◆ Exercise brief ◆
Print the listing as it stands, omitting all images.

----

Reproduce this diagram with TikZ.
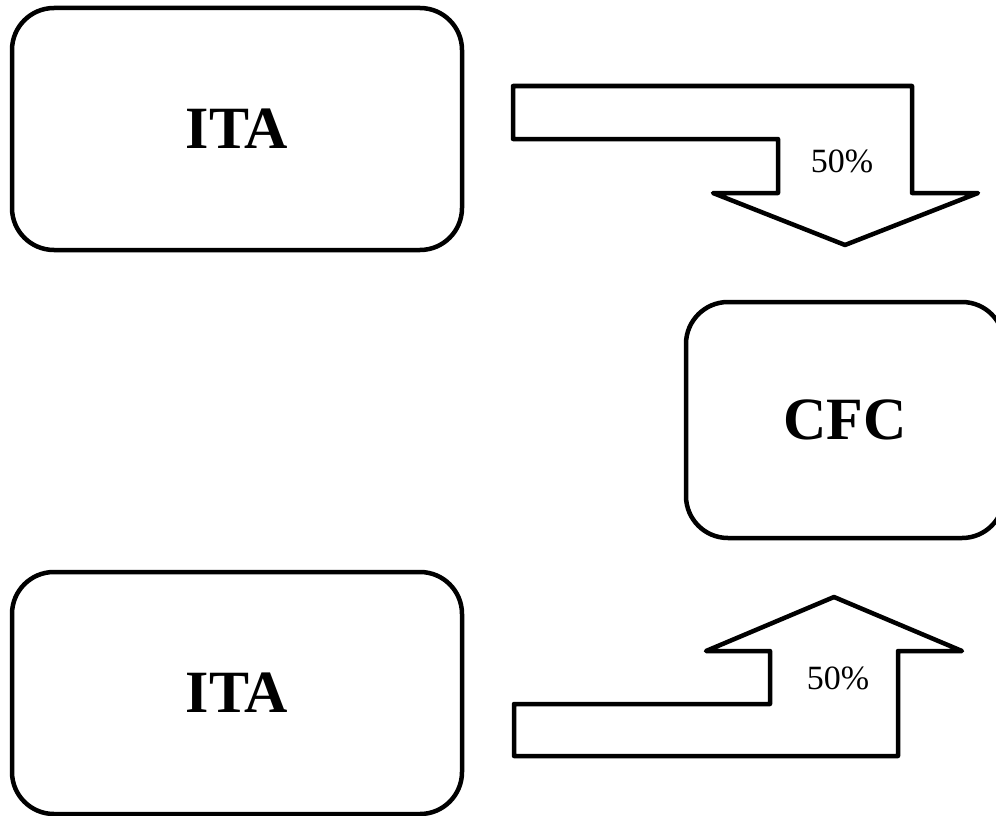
\documentclass[tikz,border=0pt]{standalone}
\usepackage{fontspec}
\setmainfont{Liberation Serif}
\begin{document}
\begin{tikzpicture}[x=1pt,y=-1pt,
  box/.style={draw=black,line width=4.5pt,rounded corners=42pt,fill=white,
    font=\fontsize{60}{72}\selectfont\bfseries,inner sep=0pt},
  blockarrow/.style={draw=black,line width=4.5pt,line join=round,fill=white},
  pct/.style={font=\fontsize{34}{40}\selectfont,inner sep=0pt}]
\useasboundingbox (0,0) rectangle (996,816);
\fill[white] (0,0) rectangle (996,816);

% source and target boxes
\node[box,minimum width=450pt,minimum height=242pt] (itaTop) at (237,129) {\raisebox{-2pt}{ITA}};
\node[box,minimum width=450pt,minimum height=242pt] (itaBot) at (237,693) {\raisebox{-2pt}{ITA}};
\node[box,minimum width=318pt,minimum height=236pt] (cfc) at (845,420) {CFC};

% upper bent block arrow pointing down to CFC
\draw[blockarrow] (513,86) -- (912,86) -- (912,193) -- (978,193) -- (845,245)
  -- (713,193) -- (778,193) -- (778,139) -- (513,139) -- cycle;
\node[pct] (pctTop) at (842,161) {50\%};

% lower bent block arrow pointing up to CFC
\draw[blockarrow] (514,756) -- (898,756) -- (898,651) -- (962,651) -- (834,597)
  -- (706,651) -- (770,651) -- (770,704) -- (514,704) -- cycle;
\node[pct] (pctBot) at (838,678) {50\%};
\end{tikzpicture}
\end{document}
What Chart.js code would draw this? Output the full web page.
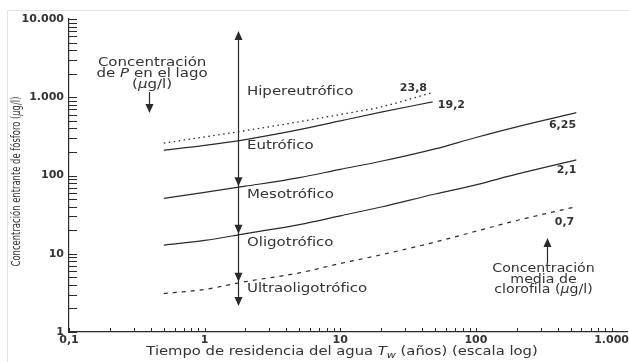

----

◆ The result ◆
Reproduce this diagram with TikZ.
\documentclass[tikz,border=0pt]{standalone}
\usepackage{fontspec}
\setmainfont{Liberation Serif}
\begin{document}
\begin{tikzpicture}[x=1pt,y=-1pt,
  box/.style={draw=black,line width=4.5pt,rounded corners=42pt,fill=white,
    font=\fontsize{60}{72}\selectfont\bfseries,inner sep=0pt},
  blockarrow/.style={draw=black,line width=4.5pt,line join=round,fill=white},
  pct/.style={font=\fontsize{34}{40}\selectfont,inner sep=0pt}]
\useasboundingbox (0,0) rectangle (996,816);
\fill[white] (0,0) rectangle (996,816);

% source and target boxes
\node[box,minimum width=450pt,minimum height=242pt] (itaTop) at (237,129) {\raisebox{-2pt}{ITA}};
\node[box,minimum width=450pt,minimum height=242pt] (itaBot) at (237,693) {\raisebox{-2pt}{ITA}};
\node[box,minimum width=318pt,minimum height=236pt] (cfc) at (845,420) {CFC};

% upper bent block arrow pointing down to CFC
\draw[blockarrow] (513,86) -- (912,86) -- (912,193) -- (978,193) -- (845,245)
  -- (713,193) -- (778,193) -- (778,139) -- (513,139) -- cycle;
\node[pct] (pctTop) at (842,161) {50\%};

% lower bent block arrow pointing up to CFC
\draw[blockarrow] (514,756) -- (898,756) -- (898,651) -- (962,651) -- (834,597)
  -- (706,651) -- (770,651) -- (770,704) -- (514,704) -- cycle;
\node[pct] (pctBot) at (838,678) {50\%};
\end{tikzpicture}
\end{document}
What Chart.js code would draw this? Output the full web page.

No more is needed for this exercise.